The Large Hadron Collider counter-circulates protons!
The Large Hadron Collider (LHC) at CERN in Geneva Switzerland successfully performed a diagnostic today and rotated a proton beam around the ring in each direction (clockwise and counterclockwise). This is a diagnostic step before performing actual collisions at full energy in the coming weeks and months. With a circumference of 17 miles, the LHC is currently the largest particle collider in the world and aims to test the limits of the Standard Model and beyond. Amongst other things, experiments at the LHC will search for the elusive Higgs Boson (a field that gives mass to all the elementary particles), supersymmetric particles (they provide a natural mechanism to help unify all the forces), extra dimensions (predicted to exist in in string, brane, and M-theory), and continue to study the quark gluon plasma (a new state of matter; this continues work started at the CERN SPS and the Relativistic Heavy Ion Collider). If you find yourself skeptical about a multi-billion dollar project to search for such esoteric things, the task of rapidly sorting 27 TB per day (15 PB per year!) and finding a viable means of analyzing it is one of the primary technical solutions coming from the LHC that will directly revolutionize our society in coming years. For non-physicists, that benefit alone will be worth the investment.

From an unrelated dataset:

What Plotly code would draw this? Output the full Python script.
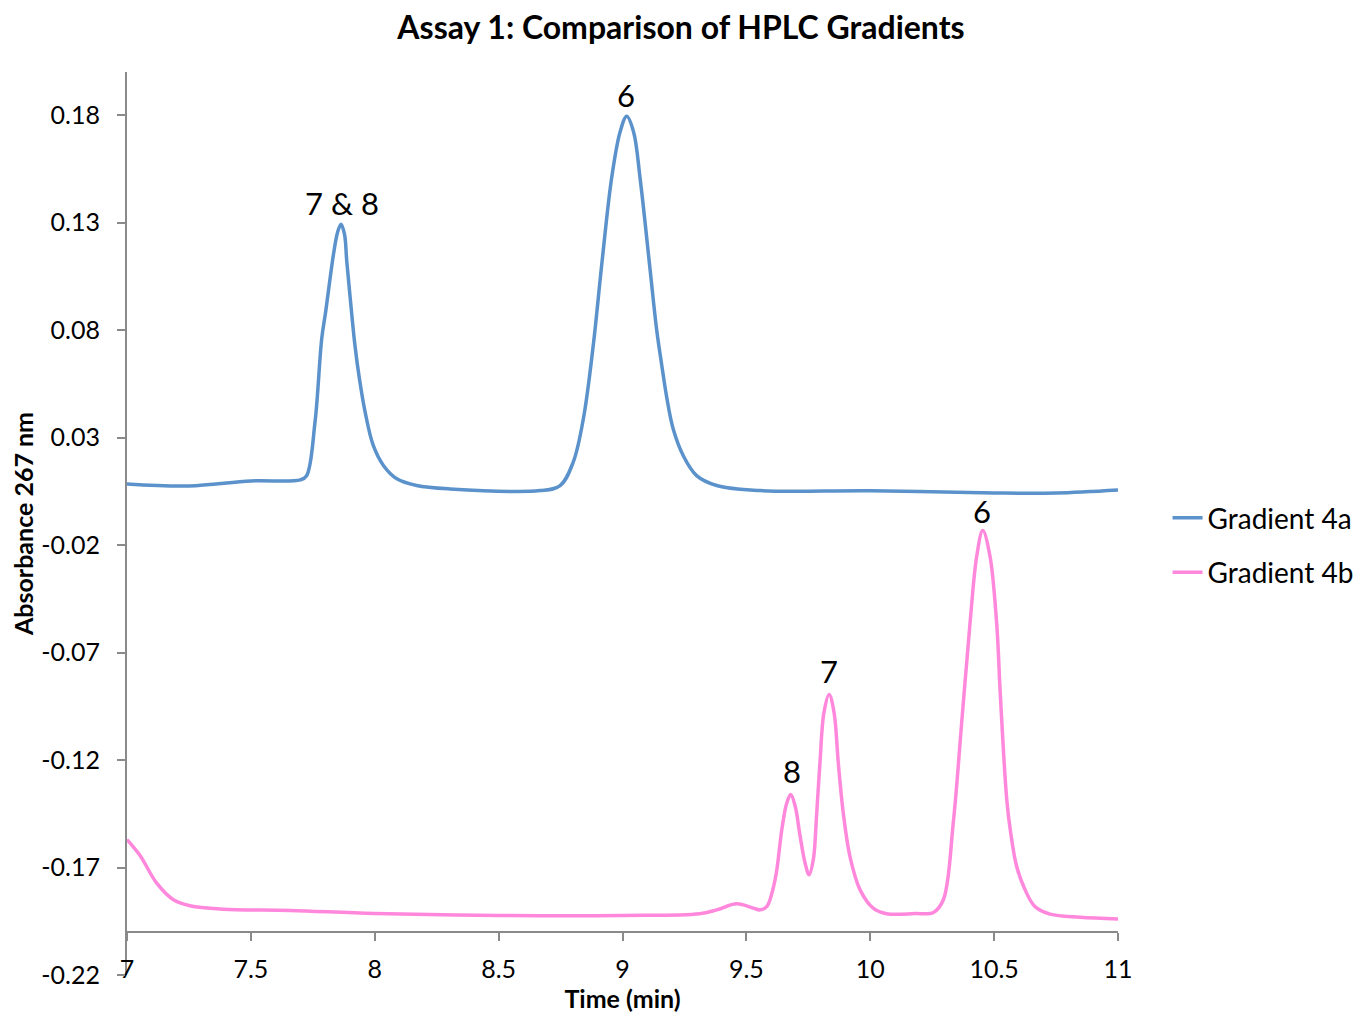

A lawsuit was recently mounted to stop the machine for fears the large energy density produced in the collisions would create voracious mini-black holes that would destroy the earth. Other absurd doomsday scenarios were also posed. However, there is no danger. As I wrote one concerned student recently, there are many dangerous things in the world, but a doomsday scenario at a particle collider is not one of them. This is an old, alarmist tactic perpetuated by fringe thinkers and well-meaning, but ignorant, citizens alike. I wrote an article entitled Doomsday Fears at RHIC for the Skeptical Inquirer about the same problem back in 2000 when the Relativistic Heavy Ion Collider (RHIC) was coming online. The article was recently cited under the “best opinion” section in the strange little article Science of the Apocalypse in the Atlantic.com (Atlantic Monthly online), which briefly describes the recent LHC lawsuit. A more technical write-up on LHC “doomsday scenarios” can be found here. The LHC official safety statement can be found here. Going back to the old days at BNL, their official safety statement can be found here.
These are exciting times in physics and hopefully old questions will be answered while raising new challenges.